Signs things are slipping

  • My sleep pattern goes to pot – One of the main things for me is that I don’t sleep right. I either oversleep or under sleep. If I am sleeping too much it’s because I genuinely don’t feel like there’s any reason for me to actually be awake. If I’m asleep it’s because I don’t have to be dealing with what’s going on in my head. If I’m under sleeping it’s because my head is too full of everything that is causing me problems going round and round in circles. If I don’t sleep enough then I find my psychosis gets worse, so I aim to try and get about 8 hours of sleep a night.
  • I have problems concentrating – When I’m really struggling, one of the things I find is a sign of things slipping is I have no concentration span. I’ll go from colouring books, to puzzle books, to playing my PlayStation and then probably back to colouring again, probably all in the matter of an hour or two.
  • My anxiety gets out of control. I struggle to leave the house and find even basic tasks overwhelming. One of the prime reasons I dropped out of university was I couldn’t handle leaving the house and dealing with a lecture hall full of 140 students. The idea was terrifying, and I still struggle with my anxiety, often a lot more than my depression.

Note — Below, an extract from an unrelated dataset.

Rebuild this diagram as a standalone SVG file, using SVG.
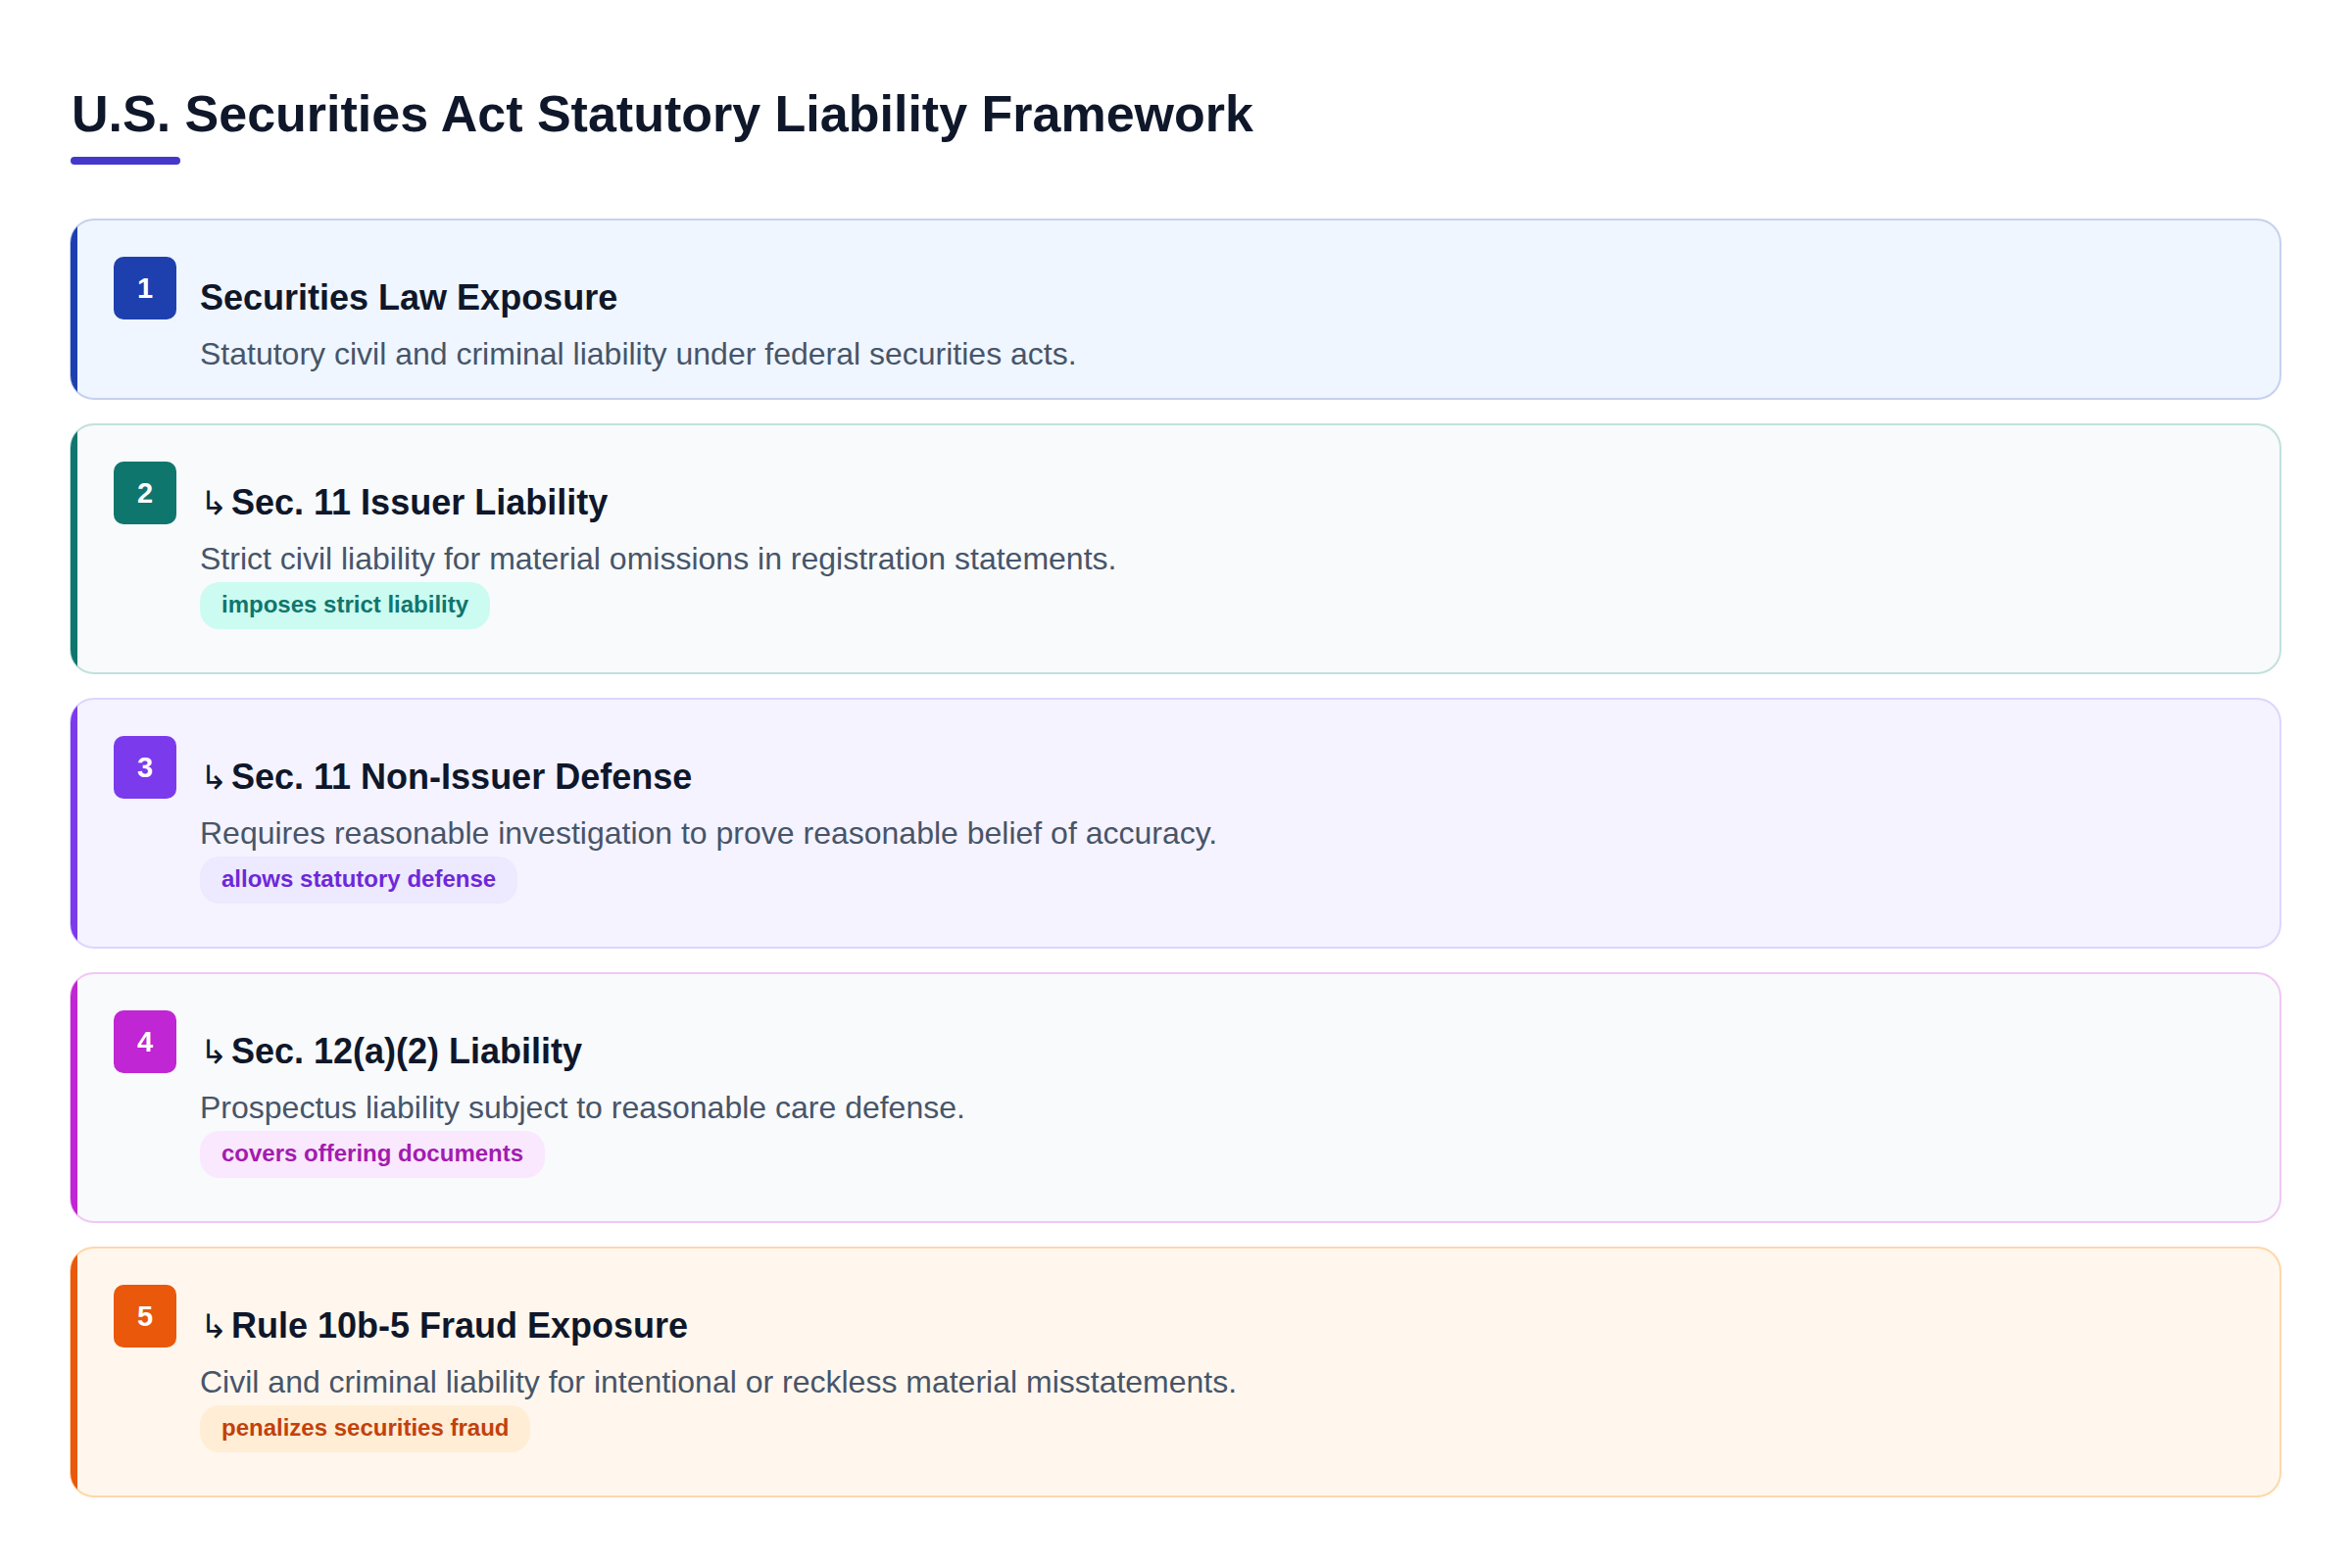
<svg xmlns="http://www.w3.org/2000/svg" width="2400" height="1600" viewBox="0 0 2400 1600">
<style>
  text { font-family: "Liberation Sans", Arial, "DejaVu Sans", sans-serif; }
  .h1 { font-size: 52px; font-weight: 700; fill: #0f172a; }
  .ttl { font-size: 36px; font-weight: 700; fill: #0f172a; }
  .arr { font-weight: 400; font-family: "Noto Sans", "DejaVu Sans", sans-serif; font-size: 34px; }
  .sub { font-size: 32px; fill: #475569; }
  .num { font-size: 29px; font-weight: 700; fill: #ffffff; text-anchor: middle; }
  .tag { font-size: 24px; font-weight: 700; }
  .card { stroke-width: 2; }
</style>
<defs>
  <clipPath id="cl1"><rect x="72" y="224" width="2255" height="183" rx="24"/></clipPath>
  <clipPath id="cl2"><rect x="72" y="433" width="2255" height="254" rx="24"/></clipPath>
  <clipPath id="cl3"><rect x="72" y="713" width="2255" height="254" rx="24"/></clipPath>
  <clipPath id="cl4"><rect x="72" y="993" width="2255" height="254" rx="24"/></clipPath>
  <clipPath id="cl5"><rect x="72" y="1273" width="2255" height="254" rx="24"/></clipPath>
</defs>
<rect x="0" y="0" width="2400" height="1600" fill="#ffffff"/>

<g id="header">
  <text class="h1" x="73" y="134">U.S. Securities Act Statutory Liability Framework</text>
  <rect x="72" y="160" width="112" height="8" rx="4" fill="#4338ca"/>
</g>

<g id="connectors"></g>

<g id="node1">
  <rect class="card" x="72" y="224" width="2255" height="183" rx="24" fill="#eff6ff" stroke="#c6d1ef"/>
  <rect x="72" y="224" width="7" height="183" fill="#1e40af" clip-path="url(#cl1)"/>
  <rect x="116" y="262" width="64" height="64" rx="10" fill="#1e40af"/>
  <text class="num" x="148" y="304">1</text>
  <text class="ttl" x="204" y="316">Securities Law Exposure</text>
  <text class="sub" x="204" y="372">Statutory civil and criminal liability under federal securities acts.</text>
</g>

<g id="node2">
  <rect class="card" x="72" y="433" width="2255" height="254" rx="24" fill="#f8fafc" stroke="#c3e0dc"/>
  <rect x="72" y="433" width="7" height="254" fill="#0f766e" clip-path="url(#cl2)"/>
  <rect x="116" y="471" width="64" height="64" rx="10" fill="#0f766e"/>
  <text class="num" x="148" y="513">2</text>
  <text class="ttl" x="204" y="525"><tspan class="arr">↳</tspan><tspan x="236">Sec. 11 Issuer Liability</tspan></text>
  <text class="sub" x="204" y="581">Strict civil liability for material omissions in registration statements.</text>
  <rect x="204" y="594" width="296" height="48" rx="20" fill="#ccfbf1"/>
  <text class="tag" x="226" y="625" fill="#0f766e">imposes strict liability</text>
</g>

<g id="node3">
  <rect class="card" x="72" y="713" width="2255" height="254" rx="24" fill="#f5f3ff" stroke="#ddd6fe"/>
  <rect x="72" y="713" width="7" height="254" fill="#7c3aed" clip-path="url(#cl3)"/>
  <rect x="116" y="751" width="64" height="64" rx="10" fill="#7c3aed"/>
  <text class="num" x="148" y="793">3</text>
  <text class="ttl" x="204" y="805"><tspan class="arr">↳</tspan><tspan x="236">Sec. 11 Non-Issuer Defense</tspan></text>
  <text class="sub" x="204" y="861">Requires reasonable investigation to prove reasonable belief of accuracy.</text>
  <rect x="204" y="874" width="324" height="48" rx="20" fill="#ede9fe"/>
  <text class="tag" x="226" y="905" fill="#6d28d9">allows statutory defense</text>
</g>

<g id="node4">
  <rect class="card" x="72" y="993" width="2255" height="254" rx="24" fill="#f8fafc" stroke="#f0c8f3"/>
  <rect x="72" y="993" width="7" height="254" fill="#c026d3" clip-path="url(#cl4)"/>
  <rect x="116" y="1031" width="64" height="64" rx="10" fill="#c026d3"/>
  <text class="num" x="148" y="1073">4</text>
  <text class="ttl" x="204" y="1085"><tspan class="arr">↳</tspan><tspan x="236">Sec. 12(a)(2) Liability</tspan></text>
  <text class="sub" x="204" y="1141">Prospectus liability subject to reasonable care defense.</text>
  <rect x="204" y="1154" width="352" height="48" rx="20" fill="#fae8ff"/>
  <text class="tag" x="226" y="1185" fill="#a21caf">covers offering documents</text>
</g>

<g id="node5">
  <rect class="card" x="72" y="1273" width="2255" height="254" rx="24" fill="#fff7ed" stroke="#fed7aa"/>
  <rect x="72" y="1273" width="7" height="254" fill="#ea580c" clip-path="url(#cl5)"/>
  <rect x="116" y="1311" width="64" height="64" rx="10" fill="#ea580c"/>
  <text class="num" x="148" y="1353">5</text>
  <text class="ttl" x="204" y="1365"><tspan class="arr">↳</tspan><tspan x="236">Rule 10b-5 Fraud Exposure</tspan></text>
  <text class="sub" x="204" y="1421">Civil and criminal liability for intentional or reckless material misstatements.</text>
  <rect x="204" y="1434" width="337" height="48" rx="20" fill="#ffedd5"/>
  <text class="tag" x="226" y="1465" fill="#c2410c">penalizes securities fraud</text>
</g>
</svg>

  • My mood is awful – I suppose that one of the trademark symptoms of depression is the low mood, and it’s obvious when my mood is slipping. I don’t define my depression crashing as having a bad day though, things slipping for me are a combination of things over a longer period. My mood becomes very low and I become very suicidal and I struggle to see any positive sides to life at the time. I get very quiet when my mood is low, and that’s how people tend to be able to tell.
  • A combination of these things – So like I said, for me anyway, it’s not just one factor that makes my definition of “depressed”. It’s about looking after yourself and noticing differences in your own mood, activities and overall wellbeing. Everyone is different and it’s important to remember that.

    Things to help
  • Talk to people. One of the most important things is to tell someone you’re struggling. It’s probably the hardest thing to do because nobody wants to burden their friends when they think there’s already a lot going on in their lives, but it imperative you talk to someone. Even if it’s not someone in your close family, getting it off your chest will make you feel tonnes better.
  • Set a daily routine and try and stick to it. Get up and have some breakfast if you can manage it. Set yourself small, simple tasks that are achievable. If having a shower is too much, try having a baby wipe bath and use dry shampoo. Getting out of pyjamas and getting dressed helps you feel like you’ve achieved something.
  • Try and have some good sleep hygiene. Going to bed at a reasonable time and getting up at a reasonable time. I know it’s not always possible to spend all day in your bedroom, but if you can try and make your bedroom for sleep only, it will help you get to sleep quicker.
  • Surround yourself with things that make you happy. Make yourself a “happy box”. Put good memories in that box and when things get rough, you know you have something that might help make you feel better. I’ve got some sensory things like something that smells nice, something that tastes nice (I’ve got a Vimto rip roll in mine), and a tangle that I can fidget with. There are also a few pictures that make me smile. It’s different for everyone, but it doesn’t matter what’s in it, it’s personal to you.
  • Take all your prescribed medication as you need to take it. Be it medication for a physical problem or for your mental health, you NEED to give your body the best chance to be able to deal with whatever is going on in your life. There are some apps you can download for your phone that help you keep track of when you need to take medication and what medication you’re on. I use an app called Medisafe, and it’s the best one I’ve found after 10 years of looking!